Sein erstes festes Engagement führte ihn 2005 ins baden-württembergische Aalen. „Das ist das kleinste Stadttheater Deutschlands. Wir waren ein junges Ensemble mit gerade mal fünf Schauspielern. Wir machten viele Uraufführungen, die zwei Jahre dort waren eine tolle Zeit.“ In Aalen begann Stocks Zusammenarbeit mit Jan Neumann, den er neben David Bösch, Christina Paulhofer und Sebastian Schug als für ihn besonders prägend nennt.

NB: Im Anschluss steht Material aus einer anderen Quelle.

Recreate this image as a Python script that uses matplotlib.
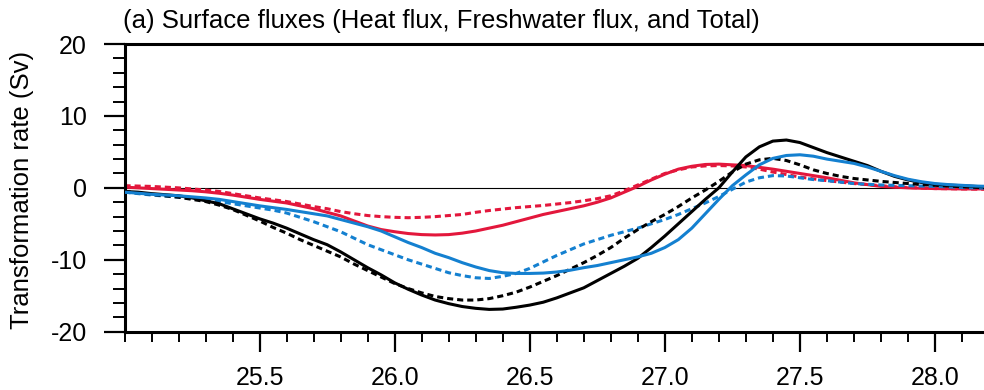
import matplotlib
matplotlib.use("Agg")
import matplotlib.pyplot as plt
from matplotlib.ticker import MultipleLocator

plt.rcParams['font.family'] = ['Liberation Sans', 'DejaVu Sans']

# Density grid (x)
sigma = [25.00, 25.05, 25.10, 25.15, 25.20, 25.25, 25.30, 25.35, 25.40, 25.45,
         25.50, 25.55, 25.60, 25.65, 25.70, 25.75, 25.80, 25.85, 25.90, 25.95,
         26.00, 26.05, 26.10, 26.15, 26.20, 26.25, 26.30, 26.35, 26.40, 26.45,
         26.50, 26.55, 26.60, 26.65, 26.70, 26.75, 26.80, 26.85, 26.90, 26.95,
         27.00, 27.05, 27.10, 27.15, 27.20, 27.25, 27.30, 27.35, 27.40, 27.45,
         27.50, 27.55, 27.60, 27.65, 27.70, 27.75, 27.80, 27.85, 27.90, 27.95,
         28.00, 28.05, 28.10, 28.15, 28.20]

total_solid = [-0.5, -0.6, -0.8, -0.95, -1.1, -1.4, -1.8, -2.2, -2.9, -3.6,
               -4.3, -4.9, -5.6, -6.4, -7.2, -7.9, -8.9, -10.0, -11.1, -12.1,
               -13.2, -14.1, -14.9, -15.6, -16.1, -16.5, -16.75, -16.9, -16.85, -16.6,
               -16.3, -15.9, -15.3, -14.6, -13.9, -12.9, -11.9, -10.9, -9.8, -8.3,
               -6.7, -5.0, -3.3, -1.6, 0.0, 2.2, 4.3, 5.7, 6.5, 6.65,
               6.3, 5.6, 4.9, 4.3, 3.7, 3.1, 2.3, 1.6, 1.1, 0.75,
               0.5, 0.38, 0.3, 0.2, 0.1]
total_dash = [-0.5, -0.7, -0.9, -1.1, -1.3, -1.6, -1.9, -2.4, -3.0, -3.8,
              -4.6, -5.5, -6.3, -7.2, -8.0, -8.8, -9.6, -10.6, -11.5, -12.4,
              -13.3, -14.0, -14.6, -15.1, -15.4, -15.6, -15.6, -15.4, -15.0, -14.5,
              -13.8, -13.0, -12.2, -11.3, -10.4, -9.4, -8.3, -7.0, -5.8, -4.7,
              -3.7, -2.6, -1.4, -0.3, 0.9, 2.2, 3.3, 3.9, 4.1, 3.8,
              3.2, 2.5, 2.0, 1.6, 1.3, 1.1, 0.9, 0.75, 0.6, 0.45,
              0.35, 0.25, 0.15, 0.07, 0.0]
fresh_solid = [-0.6, -0.75, -0.9, -1.0, -1.1, -1.25, -1.4, -1.6, -1.9, -2.2,
               -2.5, -2.75, -3.0, -3.3, -3.6, -3.9, -4.4, -4.9, -5.4, -6.0,
               -6.8, -7.6, -8.3, -9.1, -9.7, -10.4, -11.0, -11.5, -11.8, -11.9,
               -11.9, -11.85, -11.7, -11.45, -11.1, -10.8, -10.4, -10.0, -9.6, -9.1,
               -8.3, -7.2, -5.6, -3.6, -1.6, 0.3, 1.8, 3.2, 4.1, 4.5,
               4.6, 4.4, 4.0, 3.7, 3.4, 2.9, 2.3, 1.7, 1.2, 0.85,
               0.6, 0.45, 0.35, 0.25, 0.2]
fresh_dash = [-0.6, -0.8, -1.0, -1.15, -1.3, -1.5, -1.7, -1.9, -2.2, -2.5,
              -2.8, -3.1, -3.5, -4.1, -4.7, -5.4, -6.1, -7.0, -7.9, -8.6,
              -9.3, -10.0, -10.6, -11.2, -11.8, -12.2, -12.5, -12.6, -12.3, -11.9,
              -11.2, -10.3, -9.4, -8.6, -7.8, -7.2, -6.6, -6.1, -5.6, -5.0,
              -4.4, -3.7, -2.9, -2.1, -1.2, -0.2, 0.8, 1.4, 1.7, 1.65,
              1.4, 1.15, 1.0, 0.8, 0.6, 0.5, 0.4, 0.35, 0.3, 0.25,
              0.2, 0.12, 0.05, 0.0, -0.05]
heat_solid = [0.1, 0.0, -0.1, -0.2, -0.3, -0.4, -0.55, -0.75, -1.0, -1.3,
              -1.6, -1.85, -2.1, -2.5, -2.9, -3.4, -3.9, -4.6, -5.3, -5.8,
              -6.1, -6.35, -6.5, -6.55, -6.5, -6.3, -6.0, -5.6, -5.2, -4.7,
              -4.2, -3.7, -3.3, -2.9, -2.5, -2.0, -1.4, -0.6, 0.2, 1.1,
              1.9, 2.6, 3.0, 3.25, 3.3, 3.2, 3.1, 2.85, 2.6, 2.3,
              2.0, 1.7, 1.4, 1.05, 0.7, 0.45, 0.2, 0.1, 0.0, -0.05,
              -0.1, -0.12, -0.15, -0.15, -0.15]
heat_dash = [0.3, 0.25, 0.2, 0.1, 0.0, -0.15, -0.3, -0.5, -0.8, -1.1,
             -1.4, -1.65, -1.9, -2.25, -2.6, -2.9, -3.3, -3.6, -3.85, -4.0,
             -4.1, -4.15, -4.1, -4.0, -3.85, -3.7, -3.4, -3.15, -2.95, -2.75,
             -2.6, -2.45, -2.25, -2.05, -1.8, -1.5, -1.1, -0.4, 0.4, 1.2,
             2.0, 2.5, 2.9, 3.05, 3.1, 3.05, 2.9, 2.6, 2.2, 1.85,
             1.5, 1.25, 1.0, 0.8, 0.6, 0.45, 0.3, 0.15, 0.05, -0.02,
             -0.1, -0.12, -0.15, -0.18, -0.2]

xticks = [25.5, 26.0, 26.5, 27.0, 27.5, 28.0]
xticklabels = ["25.5", "26.0", "26.5", "27.0", "27.5", "28.0"]
yticks = [-20, -10, 0, 10, 20]
yticklabels = ["-20", "-10", "0", "10", "20"]

W, H = 984, 390
fig = plt.figure(figsize=(W / 100, H / 100), dpi=100)
x0, x1 = 124.5, 989.0
ytop, ybot = 44.0, 331.7
ax = fig.add_axes([x0 / W, (H - ybot) / H, (x1 - x0) / W, (ybot - ytop) / H])

BLUE = '#1480d0'
RED = '#e3173c'
lw = 2.2
dash = (0, (2.0, 1.3))

ax.axhline(0, color='black', lw=0.8, zorder=1)
ax.plot(sigma, heat_dash, color=RED, lw=lw, ls=dash, zorder=2)
ax.plot(sigma, heat_solid, color=RED, lw=lw, zorder=2)
ax.plot(sigma, fresh_dash, color=BLUE, lw=lw, ls=dash, zorder=3)
ax.plot(sigma, total_dash, color='black', lw=lw, ls=dash, zorder=3)
ax.plot(sigma, total_solid, color='black', lw=lw, zorder=4)
ax.plot(sigma, fresh_solid, color=BLUE, lw=lw, zorder=4)

ax.set_xlim(25.0, 28.2)
ax.set_ylim(-20, 20)

ax.set_xticks(xticks)
ax.set_xticklabels(xticklabels)
ax.xaxis.set_minor_locator(MultipleLocator(0.1))
ax.set_yticks(yticks)
ax.set_yticklabels(yticklabels)
ax.yaxis.set_minor_locator(MultipleLocator(2))

for s in ax.spines.values():
    s.set_linewidth(2.2)

ax.tick_params(axis='x', which='major', direction='out', length=14.5, width=1.6,
               labelsize=18, pad=10)
ax.tick_params(axis='x', which='minor', direction='out', length=7.2, width=1.4)
ax.tick_params(axis='y', which='major', direction='out', length=15, width=1.6,
               labelsize=18, pad=12)
ax.tick_params(axis='y', which='minor', direction='out', length=8.4, width=1.4)
ax.tick_params(top=False, right=False)

fig.text(123 / W, (H - 28) / H, "(a) Surface fluxes (Heat flux, Freshwater flux, and Total)",
         ha='left', va='baseline', fontsize=18.5)
fig.text(22 / W, (H - 190) / H, "Transformation rate (Sv)", rotation=90,
         ha='center', va='center', fontsize=18.5)

fig.savefig("out.png", dpi=100)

Nach Gastengagements u.a. am Schauspiel Frankfurt wechselte Stock 2008 für zwei Jahre nach Heidelberg, wo er etliche große Rollen spielte und nebenbei seine sängerischen Fähigkeiten als Richard III. in der Show Dirty Rich (nach Shakespeare) zeigte. 2009 wurde er für seinen „Iwanow“ (nach dem gleichnamigen Tschechow-Drama (Regie: Sebastian Schug) von Theater Heute als Nachwuchsschauspieler des Jahres nominiert. 2010 folgte gleich eine weitere Nominierung für seinen Bruno in Hauptmanns Ratten (Regie: David Bösch) in Bochum, wo er sich in vielen Rollen profilierte. „Selbstverständlich freut man sich über gute Kritiken und die positive Wahrnehmung der eigenen Arbeit. Mit der Zeit lernt man freilich auch, nicht alles zu nah an sich herankommen zu lassen und mit weniger angenehmen Reaktionen umzugehen.“
Klar hat ihm der begeisterte große Artikel in der FAZ zu Molière/Enzensbergers Menschenfeind gefallen. Stock spielt den Alceste in dieser „als Komödie verkleideten Tragödie“, der rigoros jede Oberflächlichkeit verweigert, bis er selbst wie gehäutet dasteht. „Ausverkaufte Vorstellungen sind super. Mich freut’s aber vor allem fürs Bonner Schauspiel insgesamt, wenn es überregional Anerkennung erhält. In der irritierenden Bonner Diskussion um das Stadttheater brauchen wir das Echo über die lokalen Medien hinaus. Ein Teil des Ensembles hat hier schon eine eigene Geschichte, der neue Teil wächst jetzt immer mehr damit zusammen.“
Seit diesem Sommer wohnt Daniel Stock mit seiner Familie in der Bonner Südstadt. Die Pendelei zwischen Ruhrgebiet und Rhein hat er schnell drangegeben, weil das fast gar keine Zeit mehr ließ für seine beiden Söhne (5 und 8 Jahre alt). Bonn findet er spannend („Städte an Flüssen sind Städte mit Hoffnung“): „Die Stadt wirkt recht saturiert, aber total lebendig. Sie ist historisch vielschichtig und aus diversen Blickwinkeln international. Es gibt ein kultiviertes Bürgertum, viele junge Familien und eine Menge Studierende. Inhaltlich und ästhetisch ist das eine interessante Herausforderung.“ Genau in seinem Spielraum zwischen Candides brutal aufgeklärtem Optimismus, Alcestes kompromisslosem Pessimismus und einer unterhaltsamen Szenerie im öffentlichen Nahverkehr, wo echter Metropolengeist musikalisch lustvoll auf Provinz stößt.